__Task brief__.
Determine the number of lines in the data that include the word "this", and write only that number.

__Input rows__.
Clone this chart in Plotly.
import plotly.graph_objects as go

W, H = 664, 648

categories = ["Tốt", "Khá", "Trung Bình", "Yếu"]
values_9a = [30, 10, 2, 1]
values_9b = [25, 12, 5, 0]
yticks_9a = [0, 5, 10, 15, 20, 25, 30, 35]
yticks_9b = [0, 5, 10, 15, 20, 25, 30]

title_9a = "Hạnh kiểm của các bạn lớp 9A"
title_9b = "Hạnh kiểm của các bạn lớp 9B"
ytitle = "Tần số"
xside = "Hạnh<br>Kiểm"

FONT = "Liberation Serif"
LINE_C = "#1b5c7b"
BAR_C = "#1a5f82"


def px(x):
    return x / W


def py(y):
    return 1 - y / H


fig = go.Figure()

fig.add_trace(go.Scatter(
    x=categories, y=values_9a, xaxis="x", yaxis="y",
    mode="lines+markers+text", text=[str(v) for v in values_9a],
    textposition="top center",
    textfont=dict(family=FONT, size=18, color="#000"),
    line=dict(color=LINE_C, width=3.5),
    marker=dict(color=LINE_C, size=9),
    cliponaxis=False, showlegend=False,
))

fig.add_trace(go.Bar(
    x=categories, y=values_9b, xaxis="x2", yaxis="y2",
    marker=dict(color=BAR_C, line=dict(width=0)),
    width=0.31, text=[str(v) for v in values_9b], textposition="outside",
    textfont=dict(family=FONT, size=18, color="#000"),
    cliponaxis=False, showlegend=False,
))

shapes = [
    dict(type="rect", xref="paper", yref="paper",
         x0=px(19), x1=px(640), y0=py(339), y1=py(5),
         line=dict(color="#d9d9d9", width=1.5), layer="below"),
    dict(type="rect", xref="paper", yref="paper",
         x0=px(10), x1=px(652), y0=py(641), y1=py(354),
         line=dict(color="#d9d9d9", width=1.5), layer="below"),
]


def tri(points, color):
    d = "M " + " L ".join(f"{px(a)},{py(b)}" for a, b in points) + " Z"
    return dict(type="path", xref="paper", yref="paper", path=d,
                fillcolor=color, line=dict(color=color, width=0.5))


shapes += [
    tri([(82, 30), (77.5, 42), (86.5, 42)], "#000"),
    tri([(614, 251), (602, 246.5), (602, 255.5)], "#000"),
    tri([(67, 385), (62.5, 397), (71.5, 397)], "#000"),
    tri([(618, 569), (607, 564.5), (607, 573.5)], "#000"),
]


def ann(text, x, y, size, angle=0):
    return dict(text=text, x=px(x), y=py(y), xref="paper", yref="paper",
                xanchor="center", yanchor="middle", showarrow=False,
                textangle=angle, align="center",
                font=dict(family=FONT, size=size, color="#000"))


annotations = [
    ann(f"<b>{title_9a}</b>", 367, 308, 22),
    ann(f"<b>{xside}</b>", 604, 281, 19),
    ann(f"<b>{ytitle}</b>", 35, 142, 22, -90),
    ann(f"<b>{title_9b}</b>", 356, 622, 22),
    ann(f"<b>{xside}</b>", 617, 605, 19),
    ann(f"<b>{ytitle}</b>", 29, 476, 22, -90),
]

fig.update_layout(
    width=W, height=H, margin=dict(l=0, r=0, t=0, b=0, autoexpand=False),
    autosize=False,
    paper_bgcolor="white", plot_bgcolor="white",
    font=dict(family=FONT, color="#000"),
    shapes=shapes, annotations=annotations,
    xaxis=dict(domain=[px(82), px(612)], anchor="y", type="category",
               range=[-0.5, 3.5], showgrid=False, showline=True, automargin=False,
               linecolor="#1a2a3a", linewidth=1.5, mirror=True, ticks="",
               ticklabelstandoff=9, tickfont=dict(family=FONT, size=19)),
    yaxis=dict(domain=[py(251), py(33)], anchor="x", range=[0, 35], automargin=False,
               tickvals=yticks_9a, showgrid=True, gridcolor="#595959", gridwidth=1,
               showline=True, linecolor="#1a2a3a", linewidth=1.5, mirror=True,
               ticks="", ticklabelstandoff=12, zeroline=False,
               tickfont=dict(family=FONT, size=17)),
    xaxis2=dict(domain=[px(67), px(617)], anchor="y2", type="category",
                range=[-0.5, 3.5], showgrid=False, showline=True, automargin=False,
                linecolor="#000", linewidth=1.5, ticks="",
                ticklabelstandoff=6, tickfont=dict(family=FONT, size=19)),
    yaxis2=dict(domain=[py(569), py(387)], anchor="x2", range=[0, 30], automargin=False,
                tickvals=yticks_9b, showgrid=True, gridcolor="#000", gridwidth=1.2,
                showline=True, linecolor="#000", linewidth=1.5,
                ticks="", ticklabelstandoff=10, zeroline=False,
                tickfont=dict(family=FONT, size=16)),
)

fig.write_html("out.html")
--
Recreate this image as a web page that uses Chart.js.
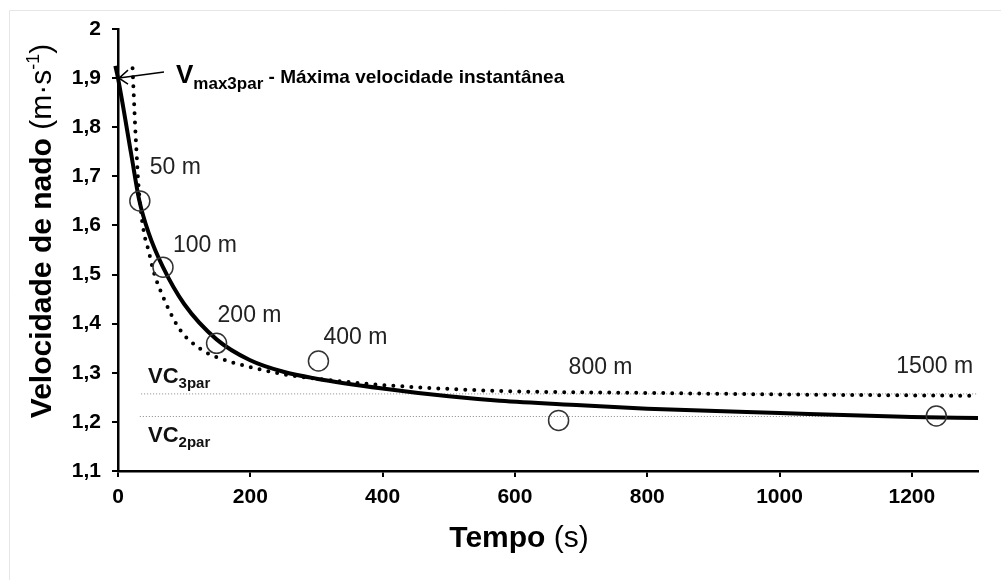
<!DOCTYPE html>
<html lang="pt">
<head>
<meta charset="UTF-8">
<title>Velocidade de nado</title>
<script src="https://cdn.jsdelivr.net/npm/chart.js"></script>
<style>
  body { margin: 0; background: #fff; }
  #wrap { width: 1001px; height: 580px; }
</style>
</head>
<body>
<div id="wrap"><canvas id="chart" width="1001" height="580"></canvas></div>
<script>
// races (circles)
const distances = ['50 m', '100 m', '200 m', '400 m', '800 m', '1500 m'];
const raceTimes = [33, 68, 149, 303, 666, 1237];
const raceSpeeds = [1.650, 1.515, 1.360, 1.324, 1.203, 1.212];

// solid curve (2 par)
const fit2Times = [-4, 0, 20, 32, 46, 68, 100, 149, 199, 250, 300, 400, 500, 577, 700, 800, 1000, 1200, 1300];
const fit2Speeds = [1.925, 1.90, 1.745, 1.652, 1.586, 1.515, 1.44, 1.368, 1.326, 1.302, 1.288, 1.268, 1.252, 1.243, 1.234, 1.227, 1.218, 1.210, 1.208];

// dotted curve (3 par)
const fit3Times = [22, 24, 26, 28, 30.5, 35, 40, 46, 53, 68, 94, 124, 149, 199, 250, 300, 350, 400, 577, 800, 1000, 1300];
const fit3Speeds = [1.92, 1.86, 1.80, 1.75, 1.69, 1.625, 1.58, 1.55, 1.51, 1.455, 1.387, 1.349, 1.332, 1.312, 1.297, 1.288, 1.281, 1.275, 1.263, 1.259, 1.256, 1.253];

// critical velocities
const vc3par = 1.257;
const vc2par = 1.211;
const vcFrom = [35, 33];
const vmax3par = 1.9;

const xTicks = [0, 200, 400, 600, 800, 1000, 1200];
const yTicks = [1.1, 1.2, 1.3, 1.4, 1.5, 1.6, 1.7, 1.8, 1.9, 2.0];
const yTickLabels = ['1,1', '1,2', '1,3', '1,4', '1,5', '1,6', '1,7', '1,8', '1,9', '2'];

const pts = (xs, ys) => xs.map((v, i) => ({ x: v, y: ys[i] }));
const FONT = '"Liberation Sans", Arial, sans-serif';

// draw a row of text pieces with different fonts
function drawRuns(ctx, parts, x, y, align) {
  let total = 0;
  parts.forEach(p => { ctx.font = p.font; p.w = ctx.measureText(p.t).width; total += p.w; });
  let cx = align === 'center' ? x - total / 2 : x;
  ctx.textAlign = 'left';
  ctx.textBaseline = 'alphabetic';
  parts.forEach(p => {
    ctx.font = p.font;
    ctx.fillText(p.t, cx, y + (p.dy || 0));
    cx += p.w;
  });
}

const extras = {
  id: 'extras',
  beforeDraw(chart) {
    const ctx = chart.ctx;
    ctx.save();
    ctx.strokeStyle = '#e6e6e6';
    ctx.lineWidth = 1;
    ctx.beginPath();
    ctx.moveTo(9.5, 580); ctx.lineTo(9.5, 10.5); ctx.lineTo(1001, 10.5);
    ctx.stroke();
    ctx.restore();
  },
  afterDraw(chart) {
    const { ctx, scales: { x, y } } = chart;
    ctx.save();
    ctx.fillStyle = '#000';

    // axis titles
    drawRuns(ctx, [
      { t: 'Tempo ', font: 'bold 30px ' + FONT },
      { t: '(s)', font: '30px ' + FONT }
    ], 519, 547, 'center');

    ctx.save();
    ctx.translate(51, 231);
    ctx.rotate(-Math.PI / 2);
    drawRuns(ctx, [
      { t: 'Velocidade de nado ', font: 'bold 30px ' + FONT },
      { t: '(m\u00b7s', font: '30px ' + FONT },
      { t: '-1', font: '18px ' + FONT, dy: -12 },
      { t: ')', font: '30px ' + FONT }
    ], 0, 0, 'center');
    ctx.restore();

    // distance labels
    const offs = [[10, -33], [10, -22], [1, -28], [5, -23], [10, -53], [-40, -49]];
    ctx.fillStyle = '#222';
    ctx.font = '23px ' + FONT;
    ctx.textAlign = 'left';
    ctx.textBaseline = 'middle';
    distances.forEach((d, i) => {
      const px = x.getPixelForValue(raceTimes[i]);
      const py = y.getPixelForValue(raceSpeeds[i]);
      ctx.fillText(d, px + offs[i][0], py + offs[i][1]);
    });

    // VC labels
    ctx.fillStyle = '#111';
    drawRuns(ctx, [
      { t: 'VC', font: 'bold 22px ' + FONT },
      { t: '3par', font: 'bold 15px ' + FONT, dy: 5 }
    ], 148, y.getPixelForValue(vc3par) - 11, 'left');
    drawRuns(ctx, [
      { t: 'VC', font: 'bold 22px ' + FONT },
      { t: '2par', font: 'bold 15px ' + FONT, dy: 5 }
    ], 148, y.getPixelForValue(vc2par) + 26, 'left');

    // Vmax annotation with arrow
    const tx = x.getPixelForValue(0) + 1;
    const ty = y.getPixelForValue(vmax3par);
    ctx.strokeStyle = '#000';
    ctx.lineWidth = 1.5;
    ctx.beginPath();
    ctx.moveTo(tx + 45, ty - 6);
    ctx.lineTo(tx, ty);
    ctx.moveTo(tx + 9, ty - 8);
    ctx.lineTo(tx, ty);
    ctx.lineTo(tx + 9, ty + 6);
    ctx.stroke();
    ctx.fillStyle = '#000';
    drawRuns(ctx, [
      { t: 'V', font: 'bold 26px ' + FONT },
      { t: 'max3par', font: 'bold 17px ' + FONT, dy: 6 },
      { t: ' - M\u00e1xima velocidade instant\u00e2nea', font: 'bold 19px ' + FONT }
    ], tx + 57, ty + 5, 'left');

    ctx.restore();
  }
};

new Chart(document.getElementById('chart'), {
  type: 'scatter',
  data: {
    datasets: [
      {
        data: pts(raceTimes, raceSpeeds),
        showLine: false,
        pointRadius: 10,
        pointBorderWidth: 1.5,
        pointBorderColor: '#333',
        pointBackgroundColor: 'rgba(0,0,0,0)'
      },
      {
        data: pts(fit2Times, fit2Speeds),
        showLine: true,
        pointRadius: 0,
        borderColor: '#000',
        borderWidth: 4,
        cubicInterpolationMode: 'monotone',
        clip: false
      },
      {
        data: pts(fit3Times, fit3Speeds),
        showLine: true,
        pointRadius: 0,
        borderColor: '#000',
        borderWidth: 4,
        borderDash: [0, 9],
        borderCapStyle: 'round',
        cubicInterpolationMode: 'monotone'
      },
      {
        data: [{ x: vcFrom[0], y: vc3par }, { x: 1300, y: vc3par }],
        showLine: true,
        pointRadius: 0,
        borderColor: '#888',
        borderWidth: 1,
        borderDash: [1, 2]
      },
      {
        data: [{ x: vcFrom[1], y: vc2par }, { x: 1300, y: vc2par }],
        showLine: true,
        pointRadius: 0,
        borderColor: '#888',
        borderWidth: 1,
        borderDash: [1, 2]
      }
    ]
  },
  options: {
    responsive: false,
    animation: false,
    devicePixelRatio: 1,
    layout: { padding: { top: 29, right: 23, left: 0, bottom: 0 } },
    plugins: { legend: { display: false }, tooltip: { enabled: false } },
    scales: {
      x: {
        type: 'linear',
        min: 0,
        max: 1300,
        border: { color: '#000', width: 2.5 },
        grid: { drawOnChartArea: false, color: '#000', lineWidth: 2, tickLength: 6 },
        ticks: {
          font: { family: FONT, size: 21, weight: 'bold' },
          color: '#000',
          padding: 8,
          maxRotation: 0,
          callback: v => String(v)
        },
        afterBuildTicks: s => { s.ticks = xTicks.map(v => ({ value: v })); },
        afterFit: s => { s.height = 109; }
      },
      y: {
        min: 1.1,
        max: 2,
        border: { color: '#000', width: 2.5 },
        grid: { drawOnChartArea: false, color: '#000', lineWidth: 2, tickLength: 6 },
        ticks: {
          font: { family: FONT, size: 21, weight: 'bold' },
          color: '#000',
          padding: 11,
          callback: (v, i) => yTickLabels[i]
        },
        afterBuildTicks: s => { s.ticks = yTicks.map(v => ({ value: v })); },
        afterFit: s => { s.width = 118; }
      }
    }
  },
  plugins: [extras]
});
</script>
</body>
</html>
==
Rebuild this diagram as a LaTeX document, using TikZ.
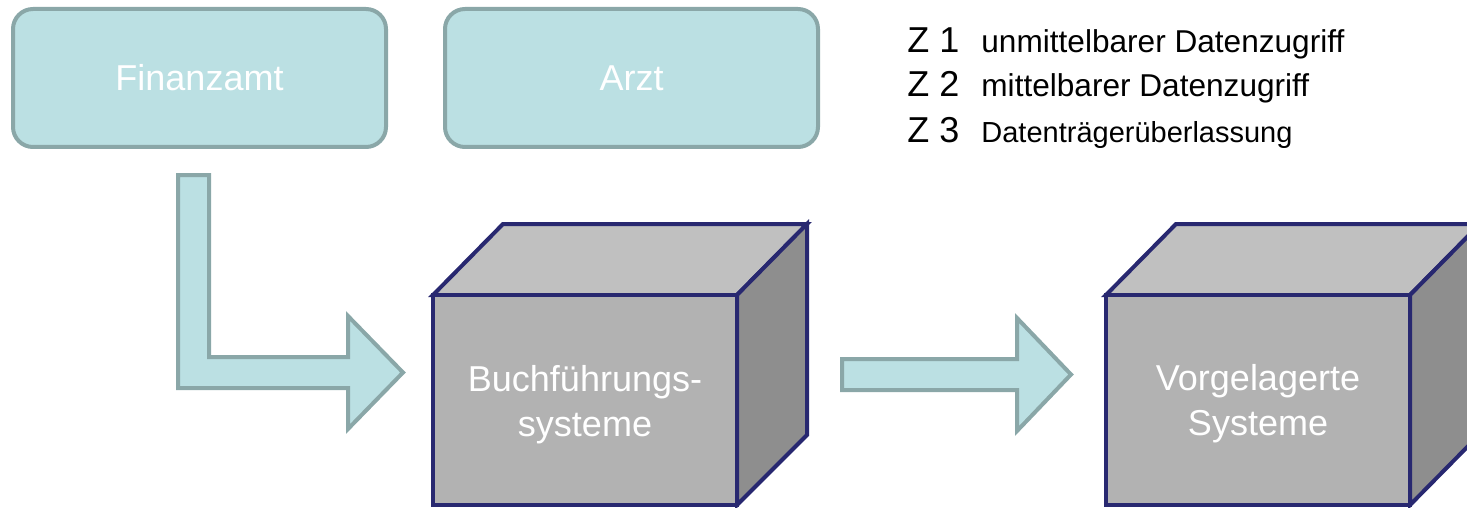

__Problem solution__.
3